The bills have several characteristics in common.

By a certain date (between 4 months and one year), only 'encoded ammunition' may be sold in these states. "Encoded Ammunition" is defined as bullets with a erial number micro-engraved on the base of the bullet, which must remain legible after being fired. The serial number must be unique to the BOX of bullets (nominally, each 50 bullets or cartridges must have the same unique number.)

Ammunition vendors (retailers!) must register, must identify the retail customer who buys this ammunition (name, DOB, Drivers License number and 'such other information as the regulating authority may deem advisable'), and the vendor has an obligation to register with the state, pay an annual fee, and report on a 'regular basis (monthly, quarterly).

There is typically a 'per-round tax' on the ammunition, which ranges from 0.05 cents to five cents per round, to be remitted to the State to support a database. Penalties (usually 'misdemeanor' may be imposed on the vendor for ignoring the law. Penalties may be imposed on the purchaser for simple possession of 'noncoded' ammunition within one year after 'encoded' ammunition is mandated, and manufacturers who 'attempt to avoid this law are subject to $1,000, $5,000 or $10,00 fines ... for each occurrence.

These bills have been introduced to state legislatures between January 15 and February 8 ... so far.

Given that an equally burdensome bill has been introduced into both Federal houses, we have no reason to expect that these six states are the last to introduce such bills.will be limited to the cited states.

I have been tracking and reporting on these bills.
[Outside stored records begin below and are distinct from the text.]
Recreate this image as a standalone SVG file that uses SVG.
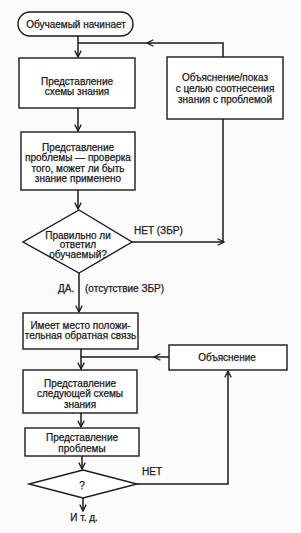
<svg xmlns="http://www.w3.org/2000/svg" width="301" height="533" viewBox="0 0 301 533">
<defs>
<marker id="arr" viewBox="0 0 10 10" refX="9" refY="5" markerWidth="8" markerHeight="8" markerUnits="userSpaceOnUse" orient="auto">
<path d="M1,1 L9,5 L1,9" fill="none" stroke="#1a1a1a" stroke-width="1.6"/>
</marker>
</defs>
<style>
.bx{fill:#fff;stroke:#1a1a1a;stroke-width:1.4}
.ln{fill:none;stroke:#1a1a1a;stroke-width:1.5}
text{font-family:"Liberation Sans",Arial,sans-serif;font-size:10px;fill:#1a1a1a;stroke:#1a1a1a;stroke-width:0.25;text-anchor:middle}
.l{text-anchor:start}
</style>
<rect width="301" height="533" fill="#fbfbfb"/>
<g id="connectors">
<path class="ln" d="M78,36 V57" marker-end="url(#arr)"/>
<path class="ln" d="M223,57 V43 H147" marker-end="url(#arr)"/>
<path class="ln" d="M147,43 H78"/>
<path class="ln" d="M78,108 V131" marker-end="url(#arr)"/>
<path class="ln" d="M78,190 V209" marker-end="url(#arr)"/>
<path class="ln" d="M132,242 H224" marker-end="url(#arr)"/>
<path class="ln" d="M223,242 V119"/>
<path class="ln" d="M79,273 V312" marker-end="url(#arr)"/>
<path class="ln" d="M81,349 V369" marker-end="url(#arr)"/>
<path class="ln" d="M169,357 H154" marker-end="url(#arr)"/>
<path class="ln" d="M154,357 H81"/>
<path class="ln" d="M81,413 V427" marker-end="url(#arr)"/>
<path class="ln" d="M82,456 V469" marker-end="url(#arr)"/>
<path class="ln" d="M137,484 H228 V371" marker-end="url(#arr)"/>
<path class="ln" d="M83,498 V511" marker-end="url(#arr)"/>
</g>
<g id="start">
<rect class="bx" x="18" y="12" width="115" height="24" rx="12"/>
<text x="76" y="27.5">Обучаемый начинает</text>
</g>
<g id="scheme">
<rect class="bx" x="19" y="58" width="116" height="50"/>
<text x="77" y="84.5">Представление</text>
<text x="77" y="95">схемы знания</text>
</g>
<g id="explain-show">
<rect class="bx" x="167" y="57" width="116" height="62"/>
<text x="225" y="80.5">Объяснение/показ</text>
<text x="225" y="91.5">с целью соотнесения</text>
<text x="225" y="103">знания с проблемой</text>
</g>
<g id="problem-check">
<rect class="bx" x="21" y="132" width="114" height="58"/>
<text x="78" y="150.5">Представление</text>
<text x="78" y="161">проблемы — проверка</text>
<text x="78" y="171.5">того, может ли быть</text>
<text x="78" y="182">знание применено</text>
</g>
<g id="decision1">
<polygon class="bx" points="79,210 132,242 79,273 23,242"/>
<text x="78" y="238.5">Правильно ли</text>
<text x="78" y="248">ответил</text>
<text x="78" y="257.5">обучаемый?</text>
</g>
<g id="labels">
<text class="l" x="134" y="233.5">НЕТ (ЗБР)</text>
<text class="l" x="58" y="291.5">ДА.</text>
<text class="l" x="85" y="291.5">(отсутствие ЗБР)</text>
<text class="l" x="142" y="474.5">НЕТ</text>
</g>
<g id="feedback">
<rect class="bx" x="23" y="313" width="115" height="36"/>
<text x="80.5" y="328.5">Имеет место положи-</text>
<text x="80.5" y="339">тельная обратная связь</text>
</g>
<g id="explain">
<rect class="bx" x="169" y="345" width="118" height="25"/>
<text x="227" y="360.5">Объяснение</text>
</g>
<g id="next-scheme">
<rect class="bx" x="23" y="370" width="114" height="43"/>
<text x="80" y="386.5">Представление</text>
<text x="80" y="397">следующей схемы</text>
<text x="80" y="407.5">знания</text>
</g>
<g id="problem">
<rect class="bx" x="25" y="428" width="114" height="28"/>
<text x="82" y="440.5">Представление</text>
<text x="82" y="451.5">проблемы</text>
</g>
<g id="decision2">
<polygon class="bx" points="83,470 137,484 83,498 29,484"/>
<text x="82" y="488.5">?</text>
</g>
<g id="end">
<text x="84" y="520.5">И т. д.</text>
</g>
</svg>
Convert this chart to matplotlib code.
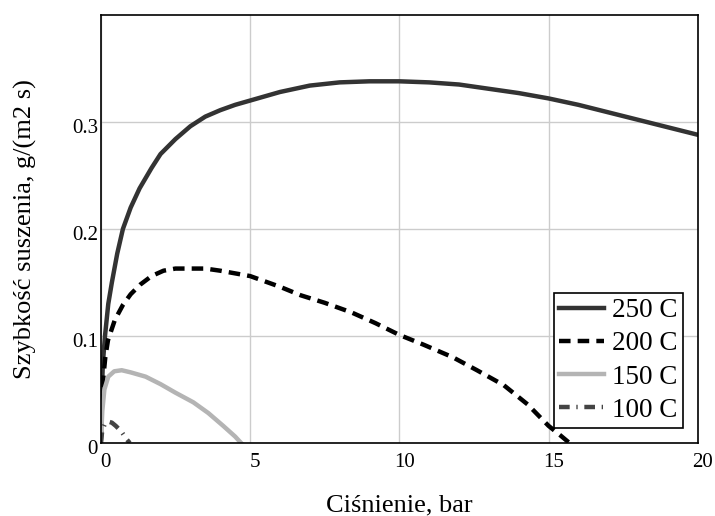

Go to Cogito Egro Geek, and look at the article titled 'Microstamping Ammunition: It Isn't Just For States Any More!'

From there, you can follow the links on the sidebar to articles which describe 'encoded ammunition' laws in the various states.

One of the articles ("the 2008 Geek Guide to Encoded Ammunition" ) ... provides a link to an Excel spreadsheet which summarized the common characteristics of the state bills.

I'm not saying that these bills are likely to pass into law in the various states, I'm just saying that if the majority of legislators in these states are so inclined, there's no reason why they would NOT carry the bills forward unless the voters in these states are willing to become active and lobby against the bills.

Since there is currently no reliable technology upon which the bills may rely on effect such encoding, there's no reason why passage of these bills wouldn't effectively make ammunition so expensive that it is no longer possible to afford to buy ammunition. Ammunition components for reloading are not specifically protected against these measures.

Think you're safe because you live in a 'red state'? Think again. Even many ''Blue states" have a distinctive 'red' tinge.

After all, Mississippi, Tennessee and Indiana may be considered 'Red States' according to the 2004 electoral returns.

I'm being very serious here. Watch your six.